Project deliverable Open Access
Franco Maria Nardini; Raffaele Perego; Vinicius Monteiro de Lira; Ida Mele; Cristina Muntean; Nicola Tonellotto
This accompanying document for deliverable D4.1 Methods and Tools for Scalable Distributed Processing describes the main mechanisms and tools used in the BigDataGrapes (BDG) platform to support efficient processing of large datasets in the context of grapevine-related assets. The BDG software stack designed provides efficient and fault-tolerant tools for distributed processing, aiming at providing scalability and reliability for the applications.
The document first introduces the big picture of the architecture of the BDG platform and the main technologies currently used in the Persistence and Processing Layers of the platform to perform efficient data processing over extremely large dataset.
Second, the requirements needed to run the BigDataGrapes platform are introduced and discussed, by also providing instructions to set up and to launch the platform. The platform has been built, re-using and customizing the software stack of the Big Data Europe (BDE, https://www.big-data-europe.eu/). Besides the customization of some existing components, the BigDataGrapes software stack extends the BDE to better support efficient processing and distributed predictive analytics of geospatial raster data in the context of precision agriculture and Farm Management Systems. Furthermore, all the platform components have been designed and built using Docker containers. They thus include everything needed to deploy the BDG platform with a guaranteed behavior on any suitable system that can run a Docker engine.
Third, to provide the reader with practical examples of usage of the current release of the BDG platform, we report about two demos that have been already developed on the top of it by the project’s partner. Specifically, the two demonstrators perform scalable operations on geospatial raster data using the Spark-based GeoTrellis geographic data processing engine provided by the BDG platform. The first demo regards the tiling of large raster satellite images. Tiling is a mandatory process that allows the large raster datasets to be split-up into manageable pieces that can be processed on parallel and distributed resources. As a second demonstrator, the tiles previously computed are processed to extract from each tile image two relevant vegetation indexes. The first index is the normalized difference vegetation index (NDVI), an indicator that allows to assess at what degree the target being observed contains live green vegetation or not. The second index is a version of the Normalized Difference Water Index (NDWI), most appropriate for vegetation water content mapping.

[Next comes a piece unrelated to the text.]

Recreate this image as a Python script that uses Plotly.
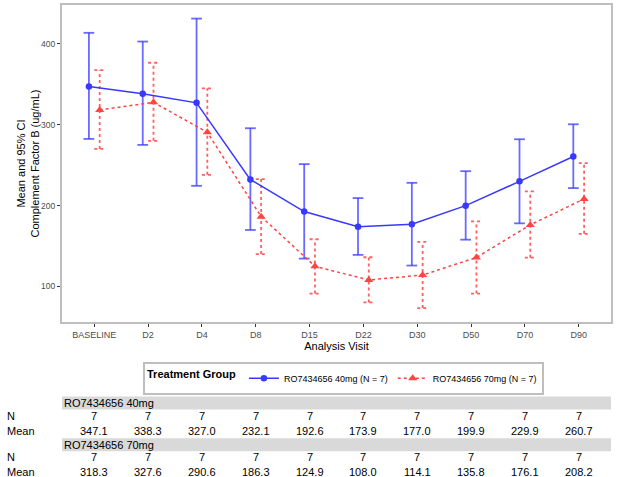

Fourth, we present the BDG Cluster Performance Tool (CPT), an application developed to monitor the status of the cluster, i.e., the spark nodes, dedicated to process satellite images. On the front-end side, the tool has a Web application that runs a dashboard built upon Kibana. Moreover, on the back-end side, the tool uses: i) an API that collects the performance of the nodes composing the cluster and ii) an ElasticSearch database to store the performance statistics of the nodes.
Finally, we report the lessons learned from the exploitation of the BDG data processing tools in a real-world satellite processing architecture. We report how GEOCLEDIAN moved from a monolithic architecture to a modular one after an analysis aiming at identifying bottlenecks and congestion. The new modular architecture allows GEOCLEDIAN to speed up the processing of satellite images by 3x. Moreover, the new architecture will be used to deploy the new BDG distributed data processing components presented in this deliverable for a fast tiling and index computation from satellite images.